The court notes the ACLU's allegation that "[u]nless enjoined by this Court, defendant will continue to prosecute, pursuant to the Act, people who audio record police officers performing their public duties in public places." Compl. ¶ 34. Yet, "when the asserted harm is a `generalized grievance' shared in substantially equal measure by all or a large class of citizens, that harm alone normally does not warrant exercise of jurisdiction." Warth, 422 U.S. at 499, 95 S. Ct. at 2205; Defenders of Wildlife, 504 U.S. at 573-74, 112 S. Ct. at 2143.

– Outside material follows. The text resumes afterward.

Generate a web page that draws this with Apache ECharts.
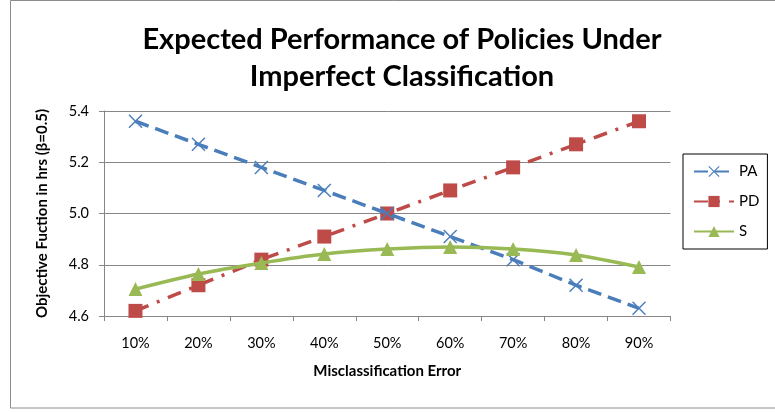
<!DOCTYPE html>
<html><head><meta charset="utf-8">
<script src="https://cdn.jsdelivr.net/npm/echarts@6/dist/echarts.min.js"></script>
<style>html,body{margin:0;padding:0;background:#fff}#c{width:775px;height:412px}</style>
</head><body><div id="c"></div>
<script>
const categories = ['10%','20%','30%','40%','50%','60%','70%','80%','90%'];
const paValues = [5.36, 5.27, 5.18, 5.09, 5.00, 4.91, 4.82, 4.72, 4.63];
const pdValues = [4.62, 4.72, 4.82, 4.91, 5.00, 5.09, 5.18, 5.27, 5.36];
const sValues  = [4.705, 4.764, 4.807, 4.842, 4.861, 4.869, 4.861, 4.838, 4.791];
const seriesNames = ['PA', 'PD', 'S'];

const FONT = 'Lato, "Open Sans", sans-serif';
const X_PATH = 'path://M0,1 L1,0 L7,6 L13,0 L14,1 L8,7 L14,13 L13,14 L7,8 L1,14 L0,13 L6,7 Z';

const chart = echarts.init(document.getElementById('c'), null, {renderer: 'canvas'});
chart.setOption({
  animation: false,
  backgroundColor: '#fff',
  textStyle: {fontFamily: FONT},
  title: {
    text: 'Expected Performance of Policies Under\nImperfect Classification',
    left: 397, top: 16, textAlign: 'center',
    textStyle: {fontFamily: FONT, fontWeight: 'bold', fontSize: 29, lineHeight: 37, color: '#000'}
  },
  graphic: [{
    type: 'rect', shape: {x: 10.5, y: 0.5, width: 800, height: 407.5},
    style: {fill: 'none', stroke: '#8c8c8c', lineWidth: 1}, silent: true, z: -1
  }],
  legend: {
    orient: 'vertical', left: 683, top: 154,
    padding: [10, 8, 10, 10], itemGap: 15, itemWidth: 40, itemHeight: 14,
    borderColor: '#000', borderWidth: 1,
    textStyle: {fontFamily: FONT, fontSize: 15, color: '#000'},
    data: seriesNames
  },
  grid: {left: 104, right: 104.5, top: 111, bottom: 96, containLabel: false},
  xAxis: {
    type: 'category', data: categories, boundaryGap: true,
    name: 'Misclassification Error', nameLocation: 'middle', nameGap: 48,
    nameTextStyle: {fontFamily: FONT, fontWeight: 'bold', fontSize: 15, color: '#000'},
    axisLine: {lineStyle: {color: '#868686', width: 1}},
    axisTick: {show: true, alignWithLabel: false, length: 5, lineStyle: {color: '#868686'}},
    axisLabel: {fontFamily: FONT, fontSize: 14.5, color: '#000', margin: 20},
    splitLine: {show: false}
  },
  yAxis: {
    type: 'value', min: 4.6, max: 5.4, interval: 0.2,
    name: 'Objective Fuction in hrs (β=0.5)', nameLocation: 'middle', nameGap: 54,
    nameTextStyle: {fontFamily: FONT, fontWeight: 'bold', fontSize: 15, color: '#000'},
    axisLine: {show: true, lineStyle: {color: '#868686', width: 1}},
    axisTick: {show: true, length: 5, lineStyle: {color: '#868686'}},
    axisLabel: {fontFamily: FONT, fontSize: 14.5, color: '#000', margin: 15,
      formatter: v => v.toFixed(1)},
    splitLine: {show: true, lineStyle: {color: '#868686', width: 1}}
  },
  series: [
    {
      name: seriesNames[0], type: 'line', data: paValues,
      symbol: X_PATH, symbolSize: 14,
      itemStyle: {color: '#4a7ebb'},
      lineStyle: {color: '#4a7ebb', width: 3.5, type: [14, 7]},
      z: 3
    },
    {
      name: seriesNames[1], type: 'line', data: pdValues,
      symbol: 'rect', symbolSize: 14,
      itemStyle: {color: '#be4b48'},
      lineStyle: {color: '#be4b48', width: 3.5, type: [14, 9, 3, 9]},
      z: 2
    },
    {
      name: seriesNames[2], type: 'line', data: sValues, smooth: 0.3,
      symbol: 'triangle', symbolSize: 14,
      itemStyle: {color: '#98b954'},
      lineStyle: {color: '#98b954', width: 3.5, type: 'solid'},
      z: 4
    }
  ]
});
</script>
</body></html>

The State's Attorney also contends that the Younger doctrine applies. Under Younger, "principles of judicial economy, as well as proper state-federal relations, preclude federal courts from exercising equitable jurisdiction to enjoin ongoing state prosecutions." Wooley v. Maynard, 430 U.S. 705, 710, 97 S. Ct. 1428, 1433, 51 L. Ed. 2d 752 (1977) (citing Younger, 401 U.S. at 43, 91 S. Ct. at 750). There is no ongoing state prosecution of the ACLU with respect to the Act. The Seventh Circuit has recognized, though, that a federal court may abstain if a state prosecution is imminent. 520 S. Michigan Ave. Associates, Ltd. v. Devine, 433 F.3d 961, 963 (7th Cir. 2006) (emphasis in original). Because the ACLU lacks standing, the applicability of Younger and 520 South Michigan need not be addressed. Similarly, the court does not reach the other asserted grounds for dismissal, namely that the ripeness doctrine precludes review of this case, and the ACLU fails to state a claim upon which relief can be granted because there is no First Amendment right to audio record speech of parties without their consent.
CONCLUSION
For the reasons set forth above, the motion to dismiss is granted pursuant to Rule 12(b)(1) of the Federal Rules of Civil Procedure. As a result, the ACLU's preliminary injunction motion is moot.